Focus testing on high-impact, business-relevant scenarios

Start by aligning testing priorities with your internal BSA/AML and OFAC risk assessments. If you're serving customers from regions with heavy sanctions activity, such as Russia, Syria, Iran, your testing needs to reflect those specific name scripts, transliterations and evasion patterns.

Jose also emphasized a critical distinction most programs miss: Individual screening and entity screening require different approaches. Testing personal names against demographic data is straightforward. However, testing business entities means navigating complex ownership structures and identifying beneficial owners. 

Integrate continuous validation into your operations

Periodic system validation or testing once a year isn't sufficient anymore. The rise of real-time payments demands real-time transaction and screening system validation. Your testing should continuously monitor:

  • List update integration: Are new sanctions designations or watchlist updates flowing through correctly? This is especially critical during sudden shifts—like the removal of certain Syria sanctions or the surge of Russia designations after the 2022 Ukraine invasion—where missing updates even for a short period can create major compliance gaps.

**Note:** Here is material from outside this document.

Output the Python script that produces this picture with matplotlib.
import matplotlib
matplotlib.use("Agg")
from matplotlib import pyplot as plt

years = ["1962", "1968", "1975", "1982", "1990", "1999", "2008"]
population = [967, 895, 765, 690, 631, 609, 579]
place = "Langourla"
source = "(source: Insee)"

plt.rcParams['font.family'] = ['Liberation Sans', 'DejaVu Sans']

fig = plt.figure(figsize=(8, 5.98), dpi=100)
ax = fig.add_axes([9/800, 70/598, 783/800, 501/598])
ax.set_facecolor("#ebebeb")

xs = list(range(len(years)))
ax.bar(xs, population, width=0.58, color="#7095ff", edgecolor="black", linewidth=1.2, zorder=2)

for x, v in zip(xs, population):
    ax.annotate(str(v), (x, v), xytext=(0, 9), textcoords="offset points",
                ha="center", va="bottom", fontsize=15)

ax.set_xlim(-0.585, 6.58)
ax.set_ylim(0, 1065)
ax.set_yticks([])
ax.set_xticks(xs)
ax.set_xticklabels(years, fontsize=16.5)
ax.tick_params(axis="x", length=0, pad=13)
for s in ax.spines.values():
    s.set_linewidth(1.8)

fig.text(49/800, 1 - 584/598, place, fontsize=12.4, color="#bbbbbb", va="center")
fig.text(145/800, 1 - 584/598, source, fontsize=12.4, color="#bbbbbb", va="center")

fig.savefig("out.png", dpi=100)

  • Data consistency: When you launch new products, add new jurisdictions to your business operations or change data flows, does your screening system still receive complete information?

  • Threshold performance: Are your above-the-line (ATL) and below-the-line (BTL) settings still appropriate as your customer base evolves?

Use realistic test data

Your test scenarios must reflect business reality, meaning datasets must include:

  • Name variations and typologies that match your actual customer demographics

  • Incomplete datasets that mirror real onboarding information and transaction patterns

  • Geographic and jurisdictional complexity that aligns with your risk exposure

  • Entity structures representative of your business customers

Set performance benchmarks

Make sure to establish a baseline for data validity and update frequency. Jose outlined several key areas institutions should evaluate when benchmarking their screening systems:

  • List update timeliness: Ensure the system always reflects the most current sanctions and watchlist data.

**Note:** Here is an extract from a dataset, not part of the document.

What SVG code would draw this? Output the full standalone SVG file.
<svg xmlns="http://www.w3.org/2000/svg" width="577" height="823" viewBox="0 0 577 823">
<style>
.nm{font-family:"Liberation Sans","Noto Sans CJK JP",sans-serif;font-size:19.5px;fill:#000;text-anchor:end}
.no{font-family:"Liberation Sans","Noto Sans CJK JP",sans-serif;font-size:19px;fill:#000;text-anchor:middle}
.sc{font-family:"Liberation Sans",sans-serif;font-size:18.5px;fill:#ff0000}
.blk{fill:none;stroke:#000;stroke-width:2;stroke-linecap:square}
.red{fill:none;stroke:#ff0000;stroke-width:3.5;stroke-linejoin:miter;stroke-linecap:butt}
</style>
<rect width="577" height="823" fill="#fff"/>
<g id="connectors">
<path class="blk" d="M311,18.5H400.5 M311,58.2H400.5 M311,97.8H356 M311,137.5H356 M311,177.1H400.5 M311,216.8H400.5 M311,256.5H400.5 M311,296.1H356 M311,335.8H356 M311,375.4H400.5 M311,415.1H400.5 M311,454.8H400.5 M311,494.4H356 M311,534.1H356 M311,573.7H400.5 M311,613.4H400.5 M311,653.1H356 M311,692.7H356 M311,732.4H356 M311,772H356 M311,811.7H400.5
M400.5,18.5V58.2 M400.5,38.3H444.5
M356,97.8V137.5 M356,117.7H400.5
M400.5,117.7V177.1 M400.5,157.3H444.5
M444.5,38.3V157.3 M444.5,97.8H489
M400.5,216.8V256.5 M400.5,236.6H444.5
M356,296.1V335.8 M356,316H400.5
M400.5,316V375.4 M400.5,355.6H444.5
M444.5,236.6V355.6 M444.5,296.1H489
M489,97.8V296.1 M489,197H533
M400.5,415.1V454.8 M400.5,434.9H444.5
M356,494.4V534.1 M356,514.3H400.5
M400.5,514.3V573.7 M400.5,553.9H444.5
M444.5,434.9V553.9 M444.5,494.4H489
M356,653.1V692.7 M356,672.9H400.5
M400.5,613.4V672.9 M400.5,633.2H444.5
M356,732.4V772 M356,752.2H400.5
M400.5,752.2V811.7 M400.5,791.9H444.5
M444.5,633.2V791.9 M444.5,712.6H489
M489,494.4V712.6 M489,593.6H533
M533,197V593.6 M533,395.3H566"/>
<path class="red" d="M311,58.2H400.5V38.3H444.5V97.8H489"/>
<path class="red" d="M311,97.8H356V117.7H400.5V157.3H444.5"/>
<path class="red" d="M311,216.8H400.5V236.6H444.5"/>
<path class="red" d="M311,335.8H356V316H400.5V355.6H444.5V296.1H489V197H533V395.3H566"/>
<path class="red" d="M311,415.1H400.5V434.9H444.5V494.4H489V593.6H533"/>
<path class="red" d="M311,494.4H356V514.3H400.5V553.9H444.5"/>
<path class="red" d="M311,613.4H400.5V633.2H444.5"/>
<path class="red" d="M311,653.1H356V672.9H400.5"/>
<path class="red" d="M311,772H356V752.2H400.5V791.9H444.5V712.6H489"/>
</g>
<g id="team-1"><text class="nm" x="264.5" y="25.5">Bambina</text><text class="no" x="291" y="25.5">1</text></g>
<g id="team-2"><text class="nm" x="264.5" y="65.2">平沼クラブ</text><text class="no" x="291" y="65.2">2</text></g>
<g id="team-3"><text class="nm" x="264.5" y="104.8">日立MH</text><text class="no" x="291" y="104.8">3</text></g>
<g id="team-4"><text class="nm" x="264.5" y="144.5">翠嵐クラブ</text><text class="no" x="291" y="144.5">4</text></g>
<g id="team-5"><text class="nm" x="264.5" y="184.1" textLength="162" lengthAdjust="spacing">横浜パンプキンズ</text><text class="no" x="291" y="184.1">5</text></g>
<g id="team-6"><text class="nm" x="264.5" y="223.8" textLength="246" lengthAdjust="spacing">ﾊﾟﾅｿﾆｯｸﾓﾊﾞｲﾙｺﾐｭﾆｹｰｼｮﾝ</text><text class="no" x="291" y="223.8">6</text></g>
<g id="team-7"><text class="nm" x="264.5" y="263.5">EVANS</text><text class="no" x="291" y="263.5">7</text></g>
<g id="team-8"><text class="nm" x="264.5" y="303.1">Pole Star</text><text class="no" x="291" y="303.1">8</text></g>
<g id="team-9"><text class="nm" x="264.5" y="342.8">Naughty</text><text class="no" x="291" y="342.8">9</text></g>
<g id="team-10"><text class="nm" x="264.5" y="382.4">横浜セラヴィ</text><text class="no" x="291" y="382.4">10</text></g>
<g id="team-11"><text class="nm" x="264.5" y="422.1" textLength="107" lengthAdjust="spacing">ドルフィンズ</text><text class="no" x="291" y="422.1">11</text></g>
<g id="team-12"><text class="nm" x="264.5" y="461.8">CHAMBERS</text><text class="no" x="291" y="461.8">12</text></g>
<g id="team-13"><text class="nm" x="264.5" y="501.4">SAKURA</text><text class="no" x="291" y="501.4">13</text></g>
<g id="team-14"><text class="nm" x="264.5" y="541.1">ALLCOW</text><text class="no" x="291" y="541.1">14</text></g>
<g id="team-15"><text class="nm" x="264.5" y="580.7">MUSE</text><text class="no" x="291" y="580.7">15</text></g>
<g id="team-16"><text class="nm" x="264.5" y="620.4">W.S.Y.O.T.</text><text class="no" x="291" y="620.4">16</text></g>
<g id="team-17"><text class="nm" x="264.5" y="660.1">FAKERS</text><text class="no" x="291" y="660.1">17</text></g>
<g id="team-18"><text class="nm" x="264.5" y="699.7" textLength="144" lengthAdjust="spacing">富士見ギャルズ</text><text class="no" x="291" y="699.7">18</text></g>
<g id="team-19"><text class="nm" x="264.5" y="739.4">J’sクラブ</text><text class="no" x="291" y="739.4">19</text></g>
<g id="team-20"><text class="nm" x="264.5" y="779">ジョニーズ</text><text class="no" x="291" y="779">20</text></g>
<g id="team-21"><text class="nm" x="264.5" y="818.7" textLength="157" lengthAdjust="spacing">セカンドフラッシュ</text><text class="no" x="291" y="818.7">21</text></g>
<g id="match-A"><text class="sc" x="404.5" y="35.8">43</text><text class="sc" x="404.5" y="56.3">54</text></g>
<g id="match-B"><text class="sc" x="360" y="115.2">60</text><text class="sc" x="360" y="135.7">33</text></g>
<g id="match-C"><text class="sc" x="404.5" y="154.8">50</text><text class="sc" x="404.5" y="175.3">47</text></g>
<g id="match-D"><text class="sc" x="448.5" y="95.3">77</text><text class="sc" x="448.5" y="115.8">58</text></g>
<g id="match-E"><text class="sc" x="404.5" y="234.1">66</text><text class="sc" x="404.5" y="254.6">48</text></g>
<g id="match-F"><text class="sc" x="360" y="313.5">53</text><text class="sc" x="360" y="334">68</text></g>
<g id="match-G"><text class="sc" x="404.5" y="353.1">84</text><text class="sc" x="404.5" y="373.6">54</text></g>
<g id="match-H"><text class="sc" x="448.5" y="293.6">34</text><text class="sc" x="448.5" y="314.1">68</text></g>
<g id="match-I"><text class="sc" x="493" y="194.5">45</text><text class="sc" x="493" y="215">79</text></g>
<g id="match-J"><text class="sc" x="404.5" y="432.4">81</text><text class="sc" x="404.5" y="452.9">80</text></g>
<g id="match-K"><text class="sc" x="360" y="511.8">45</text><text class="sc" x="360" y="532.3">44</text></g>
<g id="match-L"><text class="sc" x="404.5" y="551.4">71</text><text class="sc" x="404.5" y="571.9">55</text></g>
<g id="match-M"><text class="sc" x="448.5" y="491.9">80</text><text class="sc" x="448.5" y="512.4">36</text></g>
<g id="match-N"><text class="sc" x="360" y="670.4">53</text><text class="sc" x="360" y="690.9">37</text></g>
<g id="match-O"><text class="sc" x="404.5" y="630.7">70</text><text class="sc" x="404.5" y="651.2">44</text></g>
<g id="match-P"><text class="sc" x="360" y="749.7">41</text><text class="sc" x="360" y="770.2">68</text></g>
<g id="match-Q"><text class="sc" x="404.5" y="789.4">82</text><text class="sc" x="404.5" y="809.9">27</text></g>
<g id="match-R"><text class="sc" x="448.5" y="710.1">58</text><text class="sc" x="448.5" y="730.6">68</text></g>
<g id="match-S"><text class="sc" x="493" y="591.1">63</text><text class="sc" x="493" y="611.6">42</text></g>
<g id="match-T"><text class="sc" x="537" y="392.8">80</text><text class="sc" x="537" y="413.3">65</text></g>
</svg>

  • Coverage: Confirm the system uses the right lists across all jurisdictions and that the data extends beyond basic names to include identifiers such as date of birth, country, IP addresses or cryptocurrency wallets.

  • Fuzzy matching capability: Test how well the system handles variations in names, demographic details and incomplete attributes.

  • Accuracy: Verify that the system balances sensitivity with precision and doesn’t overwhelm teams with excessive false positives.

What types of transaction-level evasion should AML testing detect?

Panelists noted that sanctions evasion is increasingly happening at the transaction level, and both transaction monitoring and screening systems need effective controls to identify financial crime in real time. An effective testing program must account for the following:

  • Rapid ownership restructuring to avoid sanctions detection, such as sanctioned parties moving holdings to shell companies or family members

  • Geographic patterns where transaction volumes spike in neighboring countries after sanctions implementation

  • Name manipulation tactics, including first initial usage, name reversals and creative transliterations

  • IP address mismatches between stated customer locations and actual transaction origins

Banking-as-a-Service testing complexities

BaaS providers face unique challenges when testing transaction monitoring across multiple fintech partners. Banks often lack visibility into partner operations, making comprehensive validation difficult. Clear communication frameworks and tailored testing guidelines for each fintech partner are essential for an effective testing program.



Documentation standards for AML testing

Federal model validation frameworks, centered on the OCC 2011-12 model validation guidelines, also in use by the FRB and FDIC, expect three validation components:

  • Input validation: Document what data feeds your system, and how you verify its accuracy and completeness.

  • Processing validation: Show how you've tested your matching algorithms, threshold settings and filtering logic against realistic scenarios.

  • Output validation: Prove your system produces consistent, auditable results that align with your risk tolerance.

Beyond the basics: Document your design rationale, ongoing performance monitoring and actual outcomes analysis. This documentation standard applies across jurisdictions and forms the foundation for defensible validation programs.

Additional resource: Follow the OCC Comptroller’s Handbook for Model Risk Management for insight on how bank examiners review models.

Common pitfalls to avoid

Don't benchmark against OFAC's online tool. It's a reference tool, not a validation standard. Regulators don’t know this. Build your evidence base through comprehensive testing that mirrors your operational reality. Also, maintain detailed documentation of your screening system decisions and tuning parameters to preempt examiners using the OFAC tool as a validation standard.

Don't rely on outdated testing data. Regulatory environments change rapidly. Your test scenarios need to evolve with them.

Don't ignore the importance of unique, risk-based implementation. Even the most sophisticated, out-of-the-box screening systems require validation of your specific implementation. Compliance doesn't stop when you buy the technology, it starts there.

How to streamline ongoing testing and system validation 

Every compliance team faces the same challenge: limited resources but unlimited regulatory expectations. You can't test everything perfectly, but you can test the right things consistently.

  • Begin by meeting the minimum testing requirements set by regulators and jurisdictional guidelines, then expand your coverage from there

  • Use technology to automate routine validation tasks like data freshness checks and threshold monitoring to free up analyst time

  • Focus manual efforts on high-risk, high-impact scenarios

  • Build testing requirements into vendor contracts and system implementations

The bottom line

Regulators expect institutions to find and fix compliance gaps before they do. The alternative—discovering problems through enforcement actions—carries financial and reputational costs that far exceed investment in robust testing systems.

Your testing program isn't just about checking boxes, it's about building confidence that your systems will perform when it matters. When sanctions hit in real-time and payments move in seconds, that confidence comes from continuous validation.

The technology exists to make this manageable for teams. Compliance leaders who adopt the right technology to move from reactive fixes to proactive validation will define the next era of AML resilience.